Deux photographies peuvent servir d’introduction. L’une, très connue, montre Giacometti en train d’allumer une cigarette, les doigts des deux mains près du visage ; l’autre, sur la couverture du livre paru à l’occasion de l’exposition intitulée The morning after, le bras tenu de Douglas Gordon, tenant dans sa main la minuscule Tête de femme (Rita) d’Alberto Giacometti. C’est assez dire le sujet de cette nouvelle exposition de l’Institut, jeux de mains, pour une fois non de vilains, mais de deux artistes, l’un est né dans l’année même, 1966, où l’autre est mort. Pour l’inscrire plus encore dans le temps, dans l’histoire de la sculpture, on ajoutera le souvenir de telles photographies des réserves d’Auguste Rodin à Meudon, avec leurs collections de bouts de sculptures, un fonds inépuisable où se servir. On sait, interdit de toucher aux œuvres, en temps normal, Douglas Gordon a eu plus de chance, il nous en fait profiter.
Les espaces de l’Institut, rue Victor-Schoelcher, sont peu nombreux, de taille réduite. Cela donne à ses expositions leur propre dimension, de l’intimité et du charme. Ces deux derniers aspects se trouvent encore accentués quand on se rend compte qu’il a été donné à Douglas Gordon de séjourner des mois durant sur place. Des cuivres polis, froissés comme des coussins ou oreillers en témoignent, de même un volume de Sartre. Il y a aussi les deux vidéos de l’artiste écossais, l’une d’une extrême légèreté avec des plumes bougeant, voletant dans la pièce qui donne sur le cimetière Montparnasse, l’autre, toujours des bras, des mains, qui se saisissent, s’entrecroisent sur des draps.
Il est cet apport même de Douglas Gordon, se glissant discrètement dans le parcours. Pour le reste, il a pu faire usage de la richesse du fonds. À sa disposition, toutes ces sculptures. Pour la plupart, son choix a été fait pour que, minuscules têtes, bustes, figurines, tiennent justement dans une main, qu’il soit possible aussi de les recueillir, telle une offrande, les deux mains collées l’une à l’autre. Le jeu des mains est très varié : elles attrapent, portent simplement, elles enveloppent, à moins qu’elles n’empoignent. Peu importe, il se crée une atmosphère particulière, mise en évidence d’un geste qui a toujours quelque chose de solennel. Et l’exposition a même comme un objet de dévotion là où le bronze, moulage taille réelle de la main de Douglas Gordon, est recouvert de mouches provenant du Muséum d’Histoire naturelle.

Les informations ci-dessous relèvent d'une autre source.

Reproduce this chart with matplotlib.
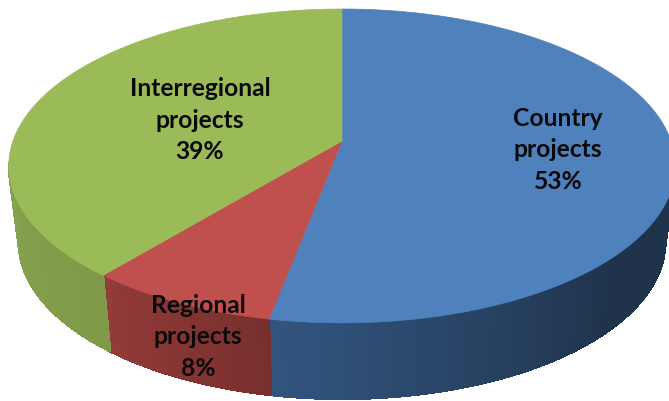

Le livre paru, c’est mieux qu’un simple catalogue, avec ses photos pleine page, ne comporte pas le texte habituel du commissaire. En français et dans sa traduction anglaise, Christian Alandete a préféré écrire une courte pièce, en trois actes, dont les deux artistes et lui-même sont les principaux personnages, avec d’autres protagonistes à côté, comme Sartre, Duras, Messager, les responsables du studio Douglas Gordon et de l’Institut. C’est instructif, c’est bien enlevé, voire divertissant. Nous y apprenons, ce qui n’est pas surprenant pour un sculpteur, que Giacometti ne pouvait pas laisser ses mains en repos un seul instant. Hors des mains, point de salut donc dans l’exposition. Sauf à deux exceptions, du moins pour l’une d’elles, l’Oreille de Giacometti, bronze de Meret Oppenheim, datant de 1933. Pour l’autre, il s’agit, intrusion d’un coup de la verticalité de l’artiste suisse, du plâtre de plus de deux mètres, d’une jambe, de 1958, mais les mains de Douglas Gordon, les revoici, l’attrapent déjà, l’entourent au moins. Il reste, on finit le parcours en revenant sur nos pas et en descendant dans le cabinet des arts graphiques, les vitrines remplies de livres de la Série Noire (et Douglas Gordon, lui, est amateur de films noirs américains). Avec dans leurs pages, une pléthore de dessins de têtes, de bustes des fois, et de façon plus intrigante de la part de l’Ecossais, des photos découpées, rien que des yeux, d’inconnu(e)s. Les deux artistes se rejoignent une dernière fois dans leur constante attention de l’humain, réduit à telle partie, confronté à ce que l’existence a de plus fragile, de plus fuyant.